Al caer la tarde numerosas familias disfrutan de un picnic a la orilla del río. Los puestos de venta ofrecen pescado ahumado, pescado a la parrilla con salsa de maní, tiritas de carne a la brasa, arroz blanco mezclado con una pasta de pescado ligeramente fermentada, o unos guisos de fideo de arroz -khao phoune- con agua de coco, menta, limón y jengibre, pero sin el picante que se acostumbra en Tailandia. Al lado de la pagoda están las vendedoras de lotos e incienso -ofrendas para el sonriente Buda-, y varios descamisados ofrecen unos frágiles pájaros de color pardo que los fieles dejan en libertad para limpiar su karma. Las adivinas quieren atrapar el esquivo destino bajo sus tenues lámparas de aceite, los monjes quinceañeros, rapados y vestidos con largas túnicas de color naranja escuchan boquiabiertos a la cantante rock de moda, y las parejas se abrazan disimuladamente entre la muchedumbre que ha reunido el encantador de serpientes.

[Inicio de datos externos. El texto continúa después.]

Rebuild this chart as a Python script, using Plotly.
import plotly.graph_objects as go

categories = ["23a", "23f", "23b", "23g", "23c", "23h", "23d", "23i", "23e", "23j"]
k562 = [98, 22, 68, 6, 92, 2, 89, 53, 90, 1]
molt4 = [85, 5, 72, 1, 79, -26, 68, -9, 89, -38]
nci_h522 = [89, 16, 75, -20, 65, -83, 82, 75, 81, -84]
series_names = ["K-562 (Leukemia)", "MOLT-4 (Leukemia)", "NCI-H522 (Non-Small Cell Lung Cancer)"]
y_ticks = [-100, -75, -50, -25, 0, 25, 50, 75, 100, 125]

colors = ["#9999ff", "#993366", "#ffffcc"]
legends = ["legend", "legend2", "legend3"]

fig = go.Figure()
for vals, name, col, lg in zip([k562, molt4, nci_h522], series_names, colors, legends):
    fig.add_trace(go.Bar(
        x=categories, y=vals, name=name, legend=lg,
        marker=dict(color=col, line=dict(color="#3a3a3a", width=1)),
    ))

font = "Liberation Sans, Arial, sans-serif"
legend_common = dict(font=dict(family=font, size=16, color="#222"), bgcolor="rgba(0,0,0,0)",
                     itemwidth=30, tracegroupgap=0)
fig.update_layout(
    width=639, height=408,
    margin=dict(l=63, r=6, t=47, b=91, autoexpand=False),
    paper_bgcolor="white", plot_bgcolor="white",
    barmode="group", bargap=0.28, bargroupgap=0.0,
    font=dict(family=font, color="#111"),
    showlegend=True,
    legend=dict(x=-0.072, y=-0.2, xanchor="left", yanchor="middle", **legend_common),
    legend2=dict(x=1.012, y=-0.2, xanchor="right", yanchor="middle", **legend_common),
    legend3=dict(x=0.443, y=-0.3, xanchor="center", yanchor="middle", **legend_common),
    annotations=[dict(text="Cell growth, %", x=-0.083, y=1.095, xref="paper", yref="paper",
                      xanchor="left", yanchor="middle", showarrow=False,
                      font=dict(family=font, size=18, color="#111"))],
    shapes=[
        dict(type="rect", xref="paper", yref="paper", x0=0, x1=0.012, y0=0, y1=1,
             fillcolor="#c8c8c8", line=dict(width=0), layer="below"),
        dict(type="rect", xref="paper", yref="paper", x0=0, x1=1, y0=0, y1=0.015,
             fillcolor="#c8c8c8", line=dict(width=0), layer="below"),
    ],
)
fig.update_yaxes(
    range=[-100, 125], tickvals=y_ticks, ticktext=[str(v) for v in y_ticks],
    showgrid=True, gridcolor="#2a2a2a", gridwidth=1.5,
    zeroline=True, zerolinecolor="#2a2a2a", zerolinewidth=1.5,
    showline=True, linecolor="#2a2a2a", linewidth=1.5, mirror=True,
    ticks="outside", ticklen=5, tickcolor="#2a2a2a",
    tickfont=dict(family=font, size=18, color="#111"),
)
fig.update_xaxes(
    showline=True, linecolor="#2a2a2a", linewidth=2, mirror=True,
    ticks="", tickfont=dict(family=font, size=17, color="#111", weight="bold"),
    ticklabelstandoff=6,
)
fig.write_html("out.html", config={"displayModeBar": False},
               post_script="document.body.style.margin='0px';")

Camboya es, sin duda, uno de los países que más ha sufrido. Indochina ha estado en conflicto por siglos, con breves paréntesis de paz. Pero el capítulo que vivió a partir de 1970 -primero al verse involucrado en la guerra de Vietnam, y luego, bajo el régimen genocida de los Khmer Rouge, que asesinó a un tercio de la población- ha dejado una marca profunda. Es común ver a gente mutilada. El daño sicológico es más difícil de percibir, pero basta escarbar la superficie para descubrirlo.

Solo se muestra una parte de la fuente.